The accused was one of three men who were together convicted on their own pleas on two counts: of stealing goods in transit and of entering and remaining in the harbour area without lawful business or permission, and they were all bound over on probation for twelve months. Notice to show cause why the sentence should not be enhanced was ordered to issue by a another Judge at the High Court and only one man, who appeared before the Court, had been served, the other two were apparently away at sea
Held: (1) No reviewing tribunal would, I venture to say, interfere with a sentence imposed by a convicting court merely because if the tribunal in question had dealt with the case, it would have imposed a different sentence.

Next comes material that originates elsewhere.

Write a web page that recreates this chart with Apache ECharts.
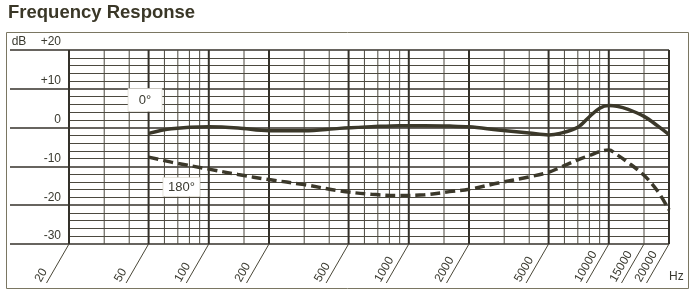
<!DOCTYPE html>
<html>
<head>
<meta charset="utf-8">
<script src="https://cdn.jsdelivr.net/npm/echarts@6/dist/echarts.min.js"></script>
<style>
html,body{margin:0;padding:0;background:#fff;}
#c{width:700px;height:297px;}
</style>
</head>
<body>
<div id="c"></div>
<script>
// ---- data ----
const freqs     = [50, 65, 100, 140, 200, 300, 450, 650, 900, 1200, 1600, 2000, 2800, 4000, 5000, 5700, 7000, 8000, 9000, 10000, 11000, 12500, 15000, 17500, 20000];
const resp0     = [-1.5, -0.3, 0.2, -0.1, -0.8, -0.8, -0.2, 0.2, 0.5, 0.5, 0.4, 0.2, -0.6, -1.4, -1.9, -1.5, 0.1, 2.8, 5.0, 5.7, 5.5, 4.7, 2.9, 0.5, -1.8];
const resp180   = [-7.6, -8.9, -10.7, -12.1, -13.4, -14.7, -16.3, -17.2, -17.5, -17.3, -16.5, -15.9, -14.3, -12.7, -11.5, -10.3, -8.3, -7.2, -6.2, -5.8, -7.0, -9.0, -12.3, -16.3, -21.2];
const xLabels   = [20, 50, 100, 200, 500, 1000, 2000, 5000, 10000, 15000, 20000];
const xMajorGrid = [20, 50, 100, 200, 500, 1000, 2000, 5000, 10000, 20000];
const xMinorGrid = [30, 40, 60, 70, 80, 90, 150, 300, 400, 600, 700, 800, 900, 1500, 3000, 4000, 6000, 7000, 8000, 9000, 15000];
const yTicks    = [-30, -20, -10, 0, 10, 20];
const yLabels   = ['-30', '-20', '-10', '0', '+10', '+20'];
const seriesNames = ['0°', '180°'];

const FONT = '"Liberation Sans", Arial, Helvetica, sans-serif';
const TXT = '#3a3a30';
const MAJOR = '#34312a';
const MINOR = '#4c493f';
const CURVE = '#3b382a';
const yMin = yTicks[0], yMax = yTicks[yTicks.length - 1];

const chart = echarts.init(document.getElementById('c'), null, {renderer: 'canvas'});

const option = {
  animation: false,
  backgroundColor: '#ffffff',
  textStyle: {fontFamily: FONT},
  title: {
    text: 'Frequency Response', left: 8, top: 3, padding: 0,
    textStyle: {fontFamily: FONT, fontSize: 18.5, fontWeight: 'bold', color: '#3a3727'}
  },
  graphic: [{
    type: 'rect', silent: true, z: -10,
    shape: {x: 6.5, y: 32.5, width: 682, height: 256},
    style: {fill: 'none', stroke: '#7a7662', lineWidth: 1}
  }],
  grid: [
    {left: 69, right: 31, top: 50, bottom: 53},
    {left: 10, width: 59, top: 50, bottom: 53}
  ],
  xAxis: [
    {
      type: 'log', logBase: 10, min: 20, max: 20000, gridIndex: 0, position: 'bottom',
      splitLine: {show: false}, axisTick: {show: false}, axisLine: {show: false, onZero: false},
      minorTick: {show: false}, minorSplitLine: {show: false},
      name: 'Hz', nameLocation: 'end', nameGap: 0,
      nameTextStyle: {fontFamily: FONT, fontSize: 12, color: TXT, verticalAlign: 'top', align: 'left', padding: [27, 0, 0, 0]},
      axisLabel: {
        customValues: xLabels,
        rotate: 60, margin: -5, align: 'right', verticalAlign: 'bottom',
        color: TXT, fontFamily: FONT, fontSize: 12,
        formatter: function (v) {
          let best = xLabels[0];
          xLabels.forEach(function (l) { if (Math.abs(Math.log(l) - Math.log(v)) < Math.abs(Math.log(best) - Math.log(v))) best = l; });
          return '{a|' + best + '}';
        },
        rich: {a: {width: 52, align: 'left', fontFamily: FONT, fontSize: 12, color: TXT}}
      }
    },
    {type: 'value', gridIndex: 1, show: false, min: 0, max: 1}
  ],
  yAxis: [
    {
      type: 'value', gridIndex: 0, min: yMin, max: yMax, interval: 10,
      axisLabel: {show: false}, axisLine: {show: false}, axisTick: {show: false},
      splitLine: {show: true, lineStyle: {color: MAJOR, width: 1.7}},
      minorTick: {show: false, splitNumber: 5},
      minorSplitLine: {show: true, lineStyle: {color: MINOR, width: 1}}
    },
    {
      type: 'value', gridIndex: 1, min: yMin, max: yMax, interval: 10, position: 'right',
      axisLine: {show: false}, axisTick: {show: false},
      splitLine: {show: true, lineStyle: {color: MAJOR, width: 1.7}},
      axisLabel: {
        inside: true, margin: 8, verticalAlign: 'bottom', padding: [0, 0, 2, 0],
        color: TXT, fontFamily: FONT, fontSize: 12,
        formatter: function (v) {
          const i = yTicks.indexOf(Math.round(v));
          const t = i >= 0 ? yLabels[i] : '';
          return Math.round(v) === yMax ? '{u|dB}' + t : t;
        },
        rich: {u: {width: 29, align: 'left', fontFamily: FONT, fontSize: 12, color: TXT}}
      }
    }
  ],
  series: [
    {
      // vertical grid lines
      type: 'custom', xAxisIndex: 0, yAxisIndex: 0, z: 1, silent: true,
      data: xMajorGrid.map(function (f) { return [f, 1]; }).concat(xMinorGrid.map(function (f) { return [f, 0]; })),
      renderItem: function (params, api) {
        const f = api.value(0), major = api.value(1) === 1;
        const p1 = api.coord([f, yMax]), p2 = api.coord([f, yMin]);
        return {type: 'line', shape: {x1: p1[0], y1: p1[1], x2: p2[0], y2: p2[1]},
          style: {stroke: major ? MAJOR : MINOR, lineWidth: major ? 2 : 1}};
      }
    },
    {
      // slanted tick strokes under the labels
      type: 'custom', xAxisIndex: 0, yAxisIndex: 0, z: 1, silent: true, clip: false,
      data: xLabels.map(function (f) { return [f, yMin]; }),
      renderItem: function (params, api) {
        const p = api.coord([api.value(0), api.value(1)]);
        return {type: 'line', shape: {x1: p[0], y1: p[1], x2: p[0] - 22.5, y2: p[1] + 39},
          style: {stroke: '#4a4738', lineWidth: 1}};
      }
    },
    {
      name: seriesNames[0], type: 'line', xAxisIndex: 0, yAxisIndex: 0, z: 3,
      data: freqs.map(function (f, i) { return [f, resp0[i]]; }),
      smooth: 0.35, symbol: 'none', silent: true,
      lineStyle: {color: CURVE, width: 3.5},
      markPoint: {
        z: 10, silent: true, symbol: 'rect', symbolSize: [34, 23],
        itemStyle: {color: '#ffffff', borderColor: '#d8d4c8', borderWidth: 0.6},
        label: {show: true, position: 'inside', formatter: seriesNames[0], color: TXT, fontFamily: FONT, fontSize: 13},
        data: [{coord: [48, 7.1]}]
      }
    },
    {
      name: seriesNames[1], type: 'line', xAxisIndex: 0, yAxisIndex: 0, z: 3,
      data: freqs.map(function (f, i) { return [f, resp180[i]]; }),
      smooth: 0.35, symbol: 'none', silent: true,
      lineStyle: {color: CURVE, width: 3.5, type: [10, 5]},
      markPoint: {
        z: 10, silent: true, symbol: 'rect', symbolSize: [37, 19],
        itemStyle: {color: '#ffffff', borderColor: '#d8d4c8', borderWidth: 0.6},
        label: {show: true, position: 'inside', formatter: seriesNames[1], color: TXT, fontFamily: FONT, fontSize: 13},
        data: [{coord: [73, -15.3]}]
      }
    }
  ]
};
chart.setOption(option);
</script>
</body>
</html>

A tribunal should, in my view, only interfere with a sentence imposed it the sentence is bad in law, as would be the case for example, if the particular offence attracted a mandatory sentence, or if in imposing the sentence the court erred in principle, or that the sentence award is either so manifestly inadequate or excessive, that it cannot in
Reason be sustained, which last incidentally can, I think, be regarded as a corollary of the second case, in that it indicates that in imposing such sentence the court must have erred in principle.” (2) “Although the offences, particularly that of stealing goods in transit are serious, it cannot be said that the order placing the accused on probation was so unreasonable that it cannot be sustained. The accused was a first offender, and all the property had been recovered. There is actually a school of thought that first offenders, except in very serious cases, should not be sent to prison, but be given another chance.” (3) “I am not persuaded that this Court would be justified in interfering with the course taken by the convicting court. It is therefore not proposed to interfere with the order of the District Court.”